Yasa tasarısının piyasalara etkisi de ciddi oldu. Uzmanlar, Trump’ın yaklaşımını bir iş adamı hatta pragmatik bir tüccar refleksiyle okumak gerektiğinin altını çiziyor. Başından bu yana Amerika’yı bir şirket gibi yönetmek istediğini vurgulayan Trump, “Make America Great Again” (MAGA) sloganıyla büyüme odaklı bir vizyon ortaya koydu. Dolayısıyla, bu yasa sadece vergi indirimi ve harcama artışı değil, aynı zamanda büyümeyi teşvik eden bir araç olarak da kurgulandı. Hatta, artan bütçe açığının tarifelerden elde edilecek gelirle kapatılabileceği beklentisi de göz ardı edilmemeli. Bu büyüme perspektifi, enflasyon riski nedeniyle FED’i düşündürse de, piyasa cephesinde şirket kârlarının artabileceği beklentisi ağır basıyor. Bu nedenle yatırımcılar, hisse senetlerine yeniden alıcı bir gözle bakmaya başladığını da altını çizmem gerekiyor.

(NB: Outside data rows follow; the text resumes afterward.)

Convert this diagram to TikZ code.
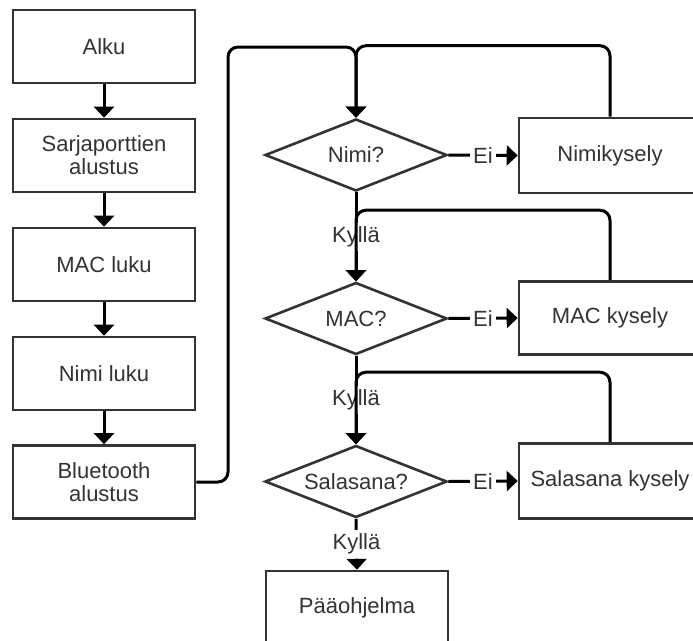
\documentclass[tikz,border=0pt]{standalone}
\usepackage{fontspec}
\setmainfont{Liberation Sans}
\usetikzlibrary{shapes.geometric,arrows.meta}
\definecolor{txt}{HTML}{333333}
\begin{document}
\begin{tikzpicture}[x=1pt,y=-1pt,
  every node/.style={font=\fontsize{22}{23}\selectfont, text=txt},
  box/.style={draw=txt, line width=2.6pt, fill=white, minimum width=182pt, minimum height=73pt, inner sep=0pt, align=center},
  dec/.style={diamond, draw=txt, line width=2.6pt, fill=white, minimum width=182pt, minimum height=72pt, aspect=2.53, inner sep=0pt},
  conn/.style={draw=black, line width=3pt, rounded corners=10pt, -{Triangle[width=20pt,length=11pt]}},
  lab/.style={fill=white, inner xsep=3pt, inner ysep=4pt}
]
\useasboundingbox (0,0) rectangle (693,640);
\fill[white] (0,0) rectangle (693,640);

% left column
\node[box] (alku)  at (104,46.5)  {Alku};
\node[box] (sarja) at (104,155.5) {Sarjaporttien\\alustus};
\node[box] (mac)   at (104,264.5) {MAC luku};
\node[box] (nimi)  at (104,373.5) {Nimi luku};
\node[box] (bt)    at (104,482)   {Bluetooth\\alustus};

% decisions
\node[dec] (qn) at (356,155)   {Nimi?};
\node[dec] (qm) at (356,318.5) {MAC?};
\node[dec] (qs) at (356,481.5) {Salasana?};

% right boxes
\node[box, minimum height=75pt] (kn) at (610,155.5) {Nimikysely};
\node[box, minimum height=73pt] (km) at (610,318)   {MAC kysely};
\node[box, minimum height=75pt] (ks) at (610,481)   {Salasana kysely};

\node[box] (main) at (357,607.5) {Pääohjelma};

% left column arrows
\draw[conn] (alku) -- (sarja);
\draw[conn] (sarja) -- (mac);
\draw[conn] (mac) -- (nimi);
\draw[conn] (nimi) -- (bt);

% Bluetooth to Nimi?
\draw[conn] (bt.east) -- (228,482) -- (228,47) -| (qn.north);

% No branches
\draw[conn] (qn.east) -- node[lab] {Ei} (kn.west);
\draw[conn] (qm.east) -- node[lab] {Ei} (km.west);
\draw[conn] (qs.east) -- node[lab] {Ei} (ks.west);

% Yes branches
\draw[conn] (qn.south) -- node[lab] (y1) {Kyllä} (qm.north);
\draw[conn] (qm.south) -- node[lab] (y2) {Kyllä} (qs.north);
\draw[conn] (qs.south) -- node[lab] (y3) {Kyllä} (main.north);

% loops back
\draw[conn] (kn.north) -- ++(0,-71) -| (qn.north);
\draw[conn] (km.north) -- ++(0,-70) -| (qm.north);
\draw[conn] (ks.north) -- ++(0,-70) -| (qs.north);
\end{tikzpicture}
\end{document}
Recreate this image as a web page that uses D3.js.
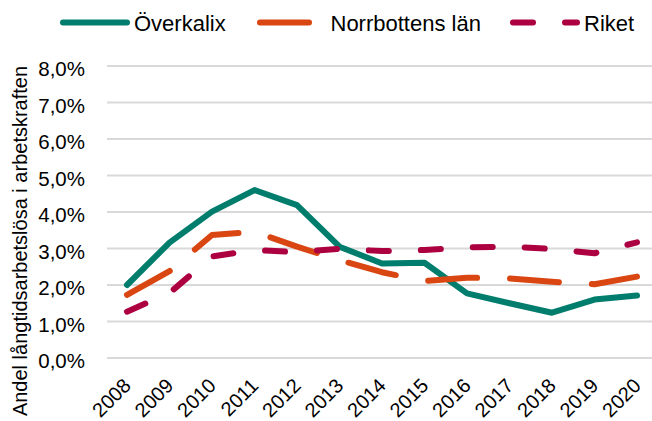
<!DOCTYPE html>
<html>
<head>
<meta charset="utf-8">
<script src="https://cdn.jsdelivr.net/npm/d3@7/dist/d3.min.js"></script>
<style>
  html, body { margin: 0; padding: 0; background: #fff; }
  svg { display: block; font-family: "Liberation Sans", Arial, sans-serif; }
</style>
</head>
<body>
<svg id="chart" width="652" height="421"></svg>
<script>
// ---- data ----
const years = ["2008","2009","2010","2011","2012","2013","2014","2015","2016","2017","2018","2019","2020"];
const overkalix = [2.00, 3.16, 4.01, 4.60, 4.19, 3.05, 2.59, 2.61, 1.77, 1.50, 1.24, 1.60, 1.71];
const norrbotten = [1.73, 2.38, 3.37, 3.46, 3.05, 2.68, 2.35, 2.11, 2.20, 2.18, 2.09, 2.02, 2.23];
const riket = [1.27, 1.78, 2.78, 2.96, 2.90, 2.99, 2.93, 2.96, 3.03, 3.05, 2.99, 2.87, 3.17];
const yTicks = [0, 1, 2, 3, 4, 5, 6, 7, 8];
const seriesNames = ["Överkalix", "Norrbottens län", "Riket"];
const yTitle = "Andel långtidsarbetslösa i arbetskraften";

// ---- styles ----
const colors = ["#007D6C", "#D94612", "#AC0040"];
const dashes = [null, "49,33", "20,32"];
const lw = 6;

const svg = d3.select("#chart");
const x = d3.scalePoint().domain(years).range([127, 637]);
const y = d3.scaleLinear().domain([0, 8]).range([358, 66]);
const fmt = v => d3.format(".1f")(v).replace(".", ",") + "%";

// gridlines
svg.append("g").selectAll("line").data(yTicks).join("line")
  .attr("x1", 107).attr("x2", 660)
  .attr("y1", d => y(d)).attr("y2", d => y(d))
  .attr("stroke", "#D9D9D9").attr("stroke-width", 2);

// y tick labels
svg.append("g").selectAll("text").data(yTicks).join("text")
  .attr("x", 85).attr("y", d => y(d) + 10)
  .attr("text-anchor", "end")
  .attr("font-size", "20.5px").attr("fill", "#000")
  .text(fmt);

// x tick labels
svg.append("g").selectAll("text").data(years).join("text")
  .attr("transform", d => `translate(${x(d) + 5},387) rotate(-45)`)
  .attr("text-anchor", "end")
  .attr("font-size", "20px").attr("fill", "#000")
  .text(d => d);

// y axis title
svg.append("text")
  .attr("transform", "translate(27,241) rotate(-90)")
  .attr("text-anchor", "middle")
  .attr("font-size", "20px").attr("fill", "#000")
  .text(yTitle);

// lines
const line = d3.line().x((d, i) => x(years[i])).y(d => y(d));
[overkalix, norrbotten, riket].forEach((s, k) => {
  svg.append("path").datum(s)
    .attr("d", line)
    .attr("fill", "none")
    .attr("stroke", colors[k])
    .attr("stroke-width", lw)
    .attr("stroke-linecap", "round")
    .attr("stroke-linejoin", "round")
    .attr("stroke-dasharray", dashes[k]);
});

// legend
const legX = [63, 260, 513];
const leg = svg.append("g");
seriesNames.forEach((n, k) => {
  leg.append("line")
    .attr("x1", legX[k]).attr("x2", legX[k] + 64)
    .attr("y1", 22.5).attr("y2", 22.5)
    .attr("stroke", colors[k]).attr("stroke-width", lw)
    .attr("stroke-linecap", "round")
    .attr("stroke-dasharray", dashes[k]);
  leg.append("text")
    .attr("x", legX[k] + (k === 1 ? 70.5 : 71)).attr("y", 31)
    .attr("font-size", "22px").attr("fill", "#000")
    .text(n);
});
</script>
</body>
</html>
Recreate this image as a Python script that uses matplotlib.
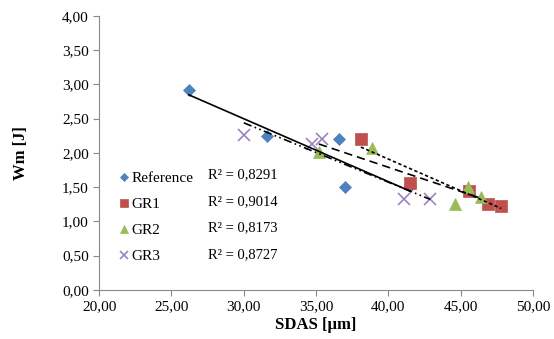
import numpy as np
import matplotlib
matplotlib.use('Agg')
import matplotlib.pyplot as plt
from matplotlib.ticker import FuncFormatter

plt.rcParams['font.family'] = ['Liberation Serif', 'DejaVu Serif']

# data (SDAS [um], Wm [J])
ref_x = [26.2, 31.6, 36.6, 37.0, 41.5]
ref_y = [2.92, 2.25, 2.20, 1.50, 1.52]
gr1_x = [38.1, 41.5, 45.6, 46.9, 47.8]
gr1_y = [2.21, 1.56, 1.45, 1.26, 1.23]
gr2_x = [35.2, 38.9, 44.6, 45.5, 46.4]
gr2_y = [2.02, 2.07, 1.25, 1.50, 1.36]
gr3_x = [30.0, 34.7, 35.4, 41.1, 42.9]
gr3_y = [2.26, 2.13, 2.21, 1.32, 1.32]
names = ['Reference', 'GR1', 'GR2', 'GR3']
r2_labels = ['R² = 0,8291', 'R² = 0,9014', 'R² = 0,8173', 'R² = 0,8727']

xs = [ref_x, gr1_x, gr2_x, gr3_x]
ys = [ref_y, gr1_y, gr2_y, gr3_y]
colors = ['#4F81BD', '#C0504D', '#9BBB59', '#9984C0']
markers = ['D', 's', '^', 'x']
msizes = [6, 9, 9, 8]
trend_styles = ['-', (0, (2, 1.5)), (0, (5, 3)), (0, (5, 2, 1, 2, 1, 2))]

fig = plt.figure(figsize=(5.54, 3.39), dpi=100)
ax = fig.add_axes([0.179, 0.145, 0.783, 0.808])

handles = []
for x, y, c, m, s in zip(xs, ys, colors, markers, msizes):
    h, = ax.plot(x, y, linestyle='none', marker=m, color=c, markersize=s,
                 markeredgewidth=1.2 if m == 'x' else 0.5, zorder=3)
    handles.append(h)

# linear trendlines
for x, y, ls in zip(xs, ys, trend_styles):
    k, b = np.polyfit(x, y, 1)
    xx = np.array([min(x), max(x)])
    ax.plot(xx, k * xx + b, color='black', linestyle=ls, linewidth=1.2, zorder=4)

ax.set_xlim(20, 50)
ax.set_ylim(0, 4)
ax.set_xticks(np.arange(20, 50.1, 5))
ax.set_yticks(np.arange(0, 4.01, 0.5))
fmt = FuncFormatter(lambda v, p: ('%.2f' % v).replace('.', ','))
ax.xaxis.set_major_formatter(fmt)
ax.yaxis.set_major_formatter(fmt)
ax.tick_params(labelsize=11, color='#888888', direction='out', length=4)
for sp in ['top', 'right']:
    ax.spines[sp].set_visible(False)
for sp in ['left', 'bottom']:
    ax.spines[sp].set_color('#888888')

ax.set_xlabel('SDAS [µm]', fontsize=12, fontweight='bold', labelpad=3)
ax.set_ylabel('Wm [J]', fontsize=12, fontweight='bold', labelpad=24)

leg = ax.legend(handles, names, loc='upper left', bbox_to_anchor=(0.025, 0.465),
                frameon=False, fontsize=11, handlelength=0.6, handletextpad=0.2,
                labelspacing=0.8, markerscale=0.7, borderaxespad=0.2)

for i, t in enumerate(r2_labels):
    ax.text(0.25, 0.42 - i * 0.097, t, transform=ax.transAxes, fontsize=10.5,
            va='center', ha='left')

fig.savefig('out.png', dpi=100)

Peki, hisse senetleri gerçekten pahalı mı? Kıbrıs İktisat Bankası Hazine Grup Müdürü Emre Değirmencioğlu, şöyle konuştu: “Geçtiğimiz haftalarda Türkiye’de büyük bir sanayi şirketine gerçekleştirdiğim sunumda, özellikle savaş atmosferinin hüküm sürdüğü bir dönemde, ABD borsalarının neden hâlâ yükseldiği sorusuyla karşılaştım. Sunum sonrası bu soruyu zihnimde evirip çevirmeye devam ettim. Bu perspektifle, ABD'nin en büyük 500 şirketini kapsayan S&P 500 endeksini gerçek bir değer ölçütü olan altın cinsinden analiz ettiğimde, son 10 yılda endeksin neredeyse yatay bir seyir izlediğini gözlemledim. Bu da sıkça dile getirilen "hisse senetleri çok pahalı" söyleminin, en azından altın bazında bakıldığında, temelsiz kalabileceğini düşündürdü.
Dahası, analizden “Muhteşem Yedili” olarak anılan dev teknoloji hisselerini çıkarıp, yerlerine yeni büyüme teması olarak öne çıkan savunma sanayi hisselerini koyarsak –ki NATO ülkeleri savunmaya GSYİH’lerinin %5’i oranında bütçe ayırma kararı aldı– hisse piyasasında hâlâ yukarı yönlü bir potansiyelin olduğunu rahatlıkla söyleyebiliriz.
Elbette, Trump’ın mali disiplini zorlayan “büyük güzel yasası” kısa vadede büyüme etkisiyle hisse senetlerine pozitif yansıyabilir; fakat aynı yasa, diğer tarafta tahvil piyasası açısından önemli bir baskı unsuru oluşturmaya aday olduğunu da göz ardı etmiyoruz.”